## BEGIN Records to use

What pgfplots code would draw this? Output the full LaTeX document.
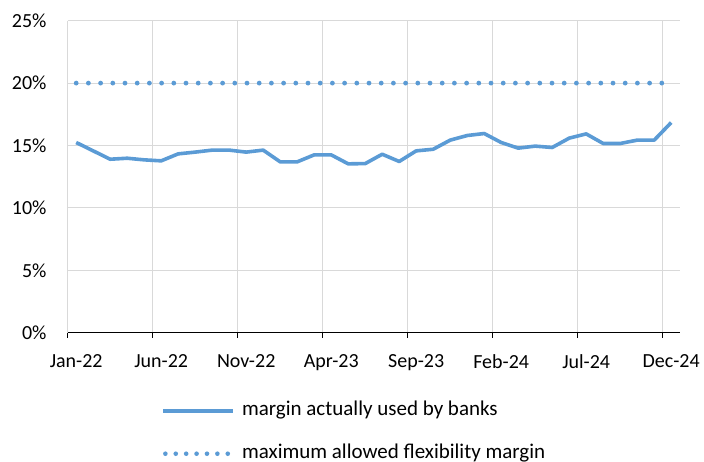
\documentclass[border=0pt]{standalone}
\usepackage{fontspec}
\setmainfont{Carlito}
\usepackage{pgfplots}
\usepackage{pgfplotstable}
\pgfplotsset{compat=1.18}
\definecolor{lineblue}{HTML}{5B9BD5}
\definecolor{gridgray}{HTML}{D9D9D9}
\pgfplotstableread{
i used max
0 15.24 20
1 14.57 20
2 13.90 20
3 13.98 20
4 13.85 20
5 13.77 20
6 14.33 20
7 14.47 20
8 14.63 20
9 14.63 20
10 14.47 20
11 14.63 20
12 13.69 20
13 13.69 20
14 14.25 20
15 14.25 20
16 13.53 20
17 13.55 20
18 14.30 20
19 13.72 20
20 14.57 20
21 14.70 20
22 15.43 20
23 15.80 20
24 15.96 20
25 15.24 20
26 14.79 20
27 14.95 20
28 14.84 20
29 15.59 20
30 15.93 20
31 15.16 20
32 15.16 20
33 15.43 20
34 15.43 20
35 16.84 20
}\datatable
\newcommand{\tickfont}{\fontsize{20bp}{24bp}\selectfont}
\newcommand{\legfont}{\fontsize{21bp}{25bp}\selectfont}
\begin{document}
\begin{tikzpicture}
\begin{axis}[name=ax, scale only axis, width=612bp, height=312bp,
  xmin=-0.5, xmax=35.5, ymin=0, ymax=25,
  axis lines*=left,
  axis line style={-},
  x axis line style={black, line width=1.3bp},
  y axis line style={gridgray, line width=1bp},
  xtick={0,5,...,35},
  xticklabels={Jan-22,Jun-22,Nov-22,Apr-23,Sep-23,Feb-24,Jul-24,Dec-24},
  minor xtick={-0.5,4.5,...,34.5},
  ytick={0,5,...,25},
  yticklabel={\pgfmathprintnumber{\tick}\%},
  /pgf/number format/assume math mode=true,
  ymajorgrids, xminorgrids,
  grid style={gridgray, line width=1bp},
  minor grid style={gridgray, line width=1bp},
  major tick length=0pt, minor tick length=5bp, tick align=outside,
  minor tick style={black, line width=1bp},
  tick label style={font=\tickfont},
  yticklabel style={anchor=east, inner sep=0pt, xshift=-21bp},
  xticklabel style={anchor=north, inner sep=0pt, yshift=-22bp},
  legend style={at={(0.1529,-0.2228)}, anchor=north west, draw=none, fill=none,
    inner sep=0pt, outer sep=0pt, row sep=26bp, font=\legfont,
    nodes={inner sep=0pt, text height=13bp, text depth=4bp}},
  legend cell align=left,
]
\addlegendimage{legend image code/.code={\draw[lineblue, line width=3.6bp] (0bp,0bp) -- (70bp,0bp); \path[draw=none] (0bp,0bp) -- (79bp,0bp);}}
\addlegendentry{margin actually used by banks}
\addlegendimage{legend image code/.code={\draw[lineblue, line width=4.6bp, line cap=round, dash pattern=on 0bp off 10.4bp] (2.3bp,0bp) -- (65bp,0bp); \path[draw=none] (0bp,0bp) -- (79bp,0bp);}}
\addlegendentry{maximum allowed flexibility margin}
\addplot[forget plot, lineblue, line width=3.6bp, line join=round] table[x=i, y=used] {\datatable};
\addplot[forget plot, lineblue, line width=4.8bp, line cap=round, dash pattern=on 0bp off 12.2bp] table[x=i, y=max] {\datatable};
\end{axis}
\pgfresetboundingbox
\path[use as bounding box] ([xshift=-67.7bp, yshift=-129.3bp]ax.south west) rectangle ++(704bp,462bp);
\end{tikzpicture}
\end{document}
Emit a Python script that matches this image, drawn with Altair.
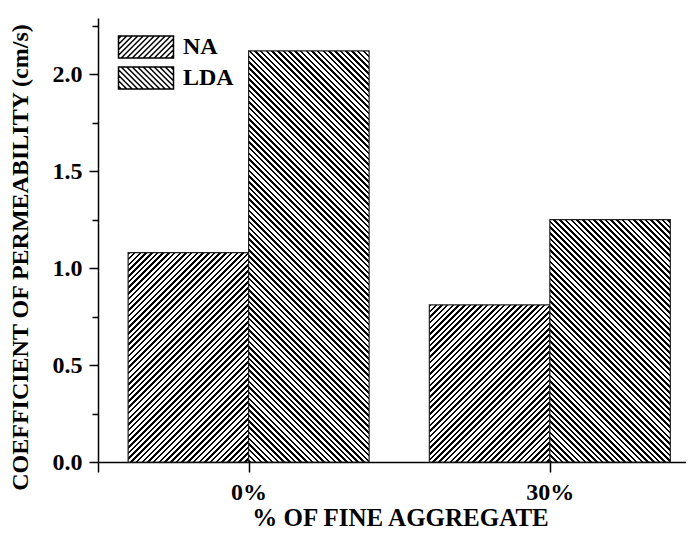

## END Records to use

Return all lines containing the word "this".

Final result:
What pgfplots code would draw this? Output the full LaTeX document.
Emit a Python script that matches this image, drawn with Altair.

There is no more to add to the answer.